[Task objective] Copy all lines holding the word "matplotlib" from the entries.

[Material supplied]
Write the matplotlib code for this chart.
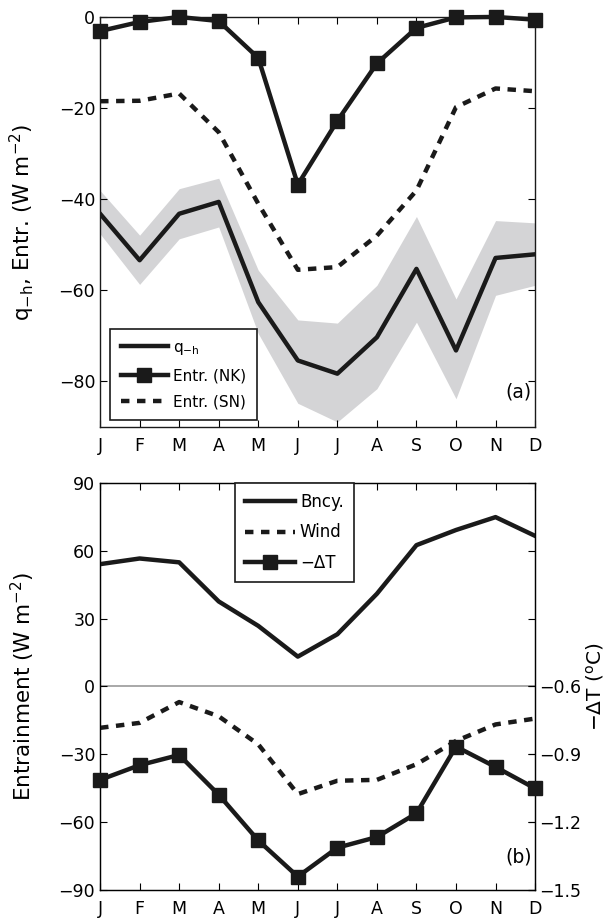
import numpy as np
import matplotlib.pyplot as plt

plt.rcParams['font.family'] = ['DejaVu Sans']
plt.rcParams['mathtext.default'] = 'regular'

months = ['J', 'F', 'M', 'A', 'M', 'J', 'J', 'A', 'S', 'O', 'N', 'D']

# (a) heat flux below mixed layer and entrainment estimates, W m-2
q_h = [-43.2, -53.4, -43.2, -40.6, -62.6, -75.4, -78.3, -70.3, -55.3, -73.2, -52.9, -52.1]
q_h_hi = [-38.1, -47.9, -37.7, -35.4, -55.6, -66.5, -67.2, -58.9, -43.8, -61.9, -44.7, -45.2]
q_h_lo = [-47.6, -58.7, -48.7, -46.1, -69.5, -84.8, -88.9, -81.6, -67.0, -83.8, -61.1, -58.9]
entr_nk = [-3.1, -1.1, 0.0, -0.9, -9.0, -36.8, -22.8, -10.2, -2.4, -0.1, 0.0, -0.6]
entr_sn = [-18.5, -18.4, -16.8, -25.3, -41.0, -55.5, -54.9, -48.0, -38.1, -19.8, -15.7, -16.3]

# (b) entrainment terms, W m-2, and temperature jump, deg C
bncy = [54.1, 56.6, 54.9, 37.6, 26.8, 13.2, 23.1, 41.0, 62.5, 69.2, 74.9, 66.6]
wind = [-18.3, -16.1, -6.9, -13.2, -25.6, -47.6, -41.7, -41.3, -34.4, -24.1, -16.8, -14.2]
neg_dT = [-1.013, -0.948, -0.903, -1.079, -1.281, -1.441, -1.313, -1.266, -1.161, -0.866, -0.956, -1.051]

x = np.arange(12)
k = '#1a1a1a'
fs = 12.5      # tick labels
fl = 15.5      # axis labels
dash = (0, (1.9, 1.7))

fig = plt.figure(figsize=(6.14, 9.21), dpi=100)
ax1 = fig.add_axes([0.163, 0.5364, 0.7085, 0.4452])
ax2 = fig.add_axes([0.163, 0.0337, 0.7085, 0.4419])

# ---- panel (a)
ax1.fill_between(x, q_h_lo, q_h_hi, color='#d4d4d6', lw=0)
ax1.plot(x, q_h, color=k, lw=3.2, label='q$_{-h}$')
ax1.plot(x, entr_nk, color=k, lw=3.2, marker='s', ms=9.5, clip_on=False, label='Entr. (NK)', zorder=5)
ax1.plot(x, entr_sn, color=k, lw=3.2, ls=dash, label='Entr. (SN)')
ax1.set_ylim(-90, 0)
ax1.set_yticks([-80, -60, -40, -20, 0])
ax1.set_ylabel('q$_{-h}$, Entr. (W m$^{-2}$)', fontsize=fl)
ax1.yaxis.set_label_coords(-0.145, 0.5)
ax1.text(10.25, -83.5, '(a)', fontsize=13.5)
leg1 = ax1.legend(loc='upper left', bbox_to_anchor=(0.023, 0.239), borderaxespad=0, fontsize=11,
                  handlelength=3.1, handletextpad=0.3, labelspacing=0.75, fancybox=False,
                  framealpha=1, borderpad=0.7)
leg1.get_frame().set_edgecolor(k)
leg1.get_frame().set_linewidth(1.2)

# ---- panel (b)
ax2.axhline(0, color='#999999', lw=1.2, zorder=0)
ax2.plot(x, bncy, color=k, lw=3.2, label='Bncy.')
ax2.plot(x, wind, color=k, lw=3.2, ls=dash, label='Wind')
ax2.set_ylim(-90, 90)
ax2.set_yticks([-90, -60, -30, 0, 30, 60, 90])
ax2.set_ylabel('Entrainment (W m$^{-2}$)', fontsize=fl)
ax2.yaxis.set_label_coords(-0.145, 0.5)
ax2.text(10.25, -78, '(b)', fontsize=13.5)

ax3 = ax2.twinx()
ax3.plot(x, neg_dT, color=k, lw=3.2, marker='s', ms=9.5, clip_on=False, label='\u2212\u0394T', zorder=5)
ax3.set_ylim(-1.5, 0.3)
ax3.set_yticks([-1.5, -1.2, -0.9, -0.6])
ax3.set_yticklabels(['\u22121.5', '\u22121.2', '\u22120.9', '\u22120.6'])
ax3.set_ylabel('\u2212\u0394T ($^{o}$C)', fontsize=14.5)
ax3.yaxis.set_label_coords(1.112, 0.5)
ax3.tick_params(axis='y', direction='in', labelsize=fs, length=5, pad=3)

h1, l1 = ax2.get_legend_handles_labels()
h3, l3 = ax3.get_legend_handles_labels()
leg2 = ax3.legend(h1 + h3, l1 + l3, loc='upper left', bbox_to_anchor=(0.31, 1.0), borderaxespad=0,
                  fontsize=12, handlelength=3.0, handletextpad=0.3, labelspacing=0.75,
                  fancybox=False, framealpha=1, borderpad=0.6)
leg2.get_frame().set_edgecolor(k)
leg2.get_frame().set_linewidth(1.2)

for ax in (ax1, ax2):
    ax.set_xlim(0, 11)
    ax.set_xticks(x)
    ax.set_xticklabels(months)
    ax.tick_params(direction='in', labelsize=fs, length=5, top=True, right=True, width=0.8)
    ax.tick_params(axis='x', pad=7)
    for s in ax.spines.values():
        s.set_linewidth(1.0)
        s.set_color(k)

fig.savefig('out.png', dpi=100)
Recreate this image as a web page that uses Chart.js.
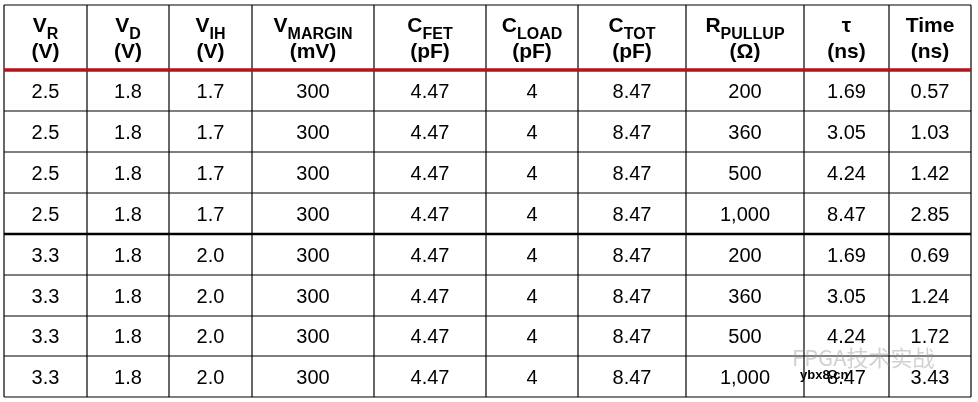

[Solution for this task]
Write the matplotlib code for this chart.
import matplotlib.pyplot as plt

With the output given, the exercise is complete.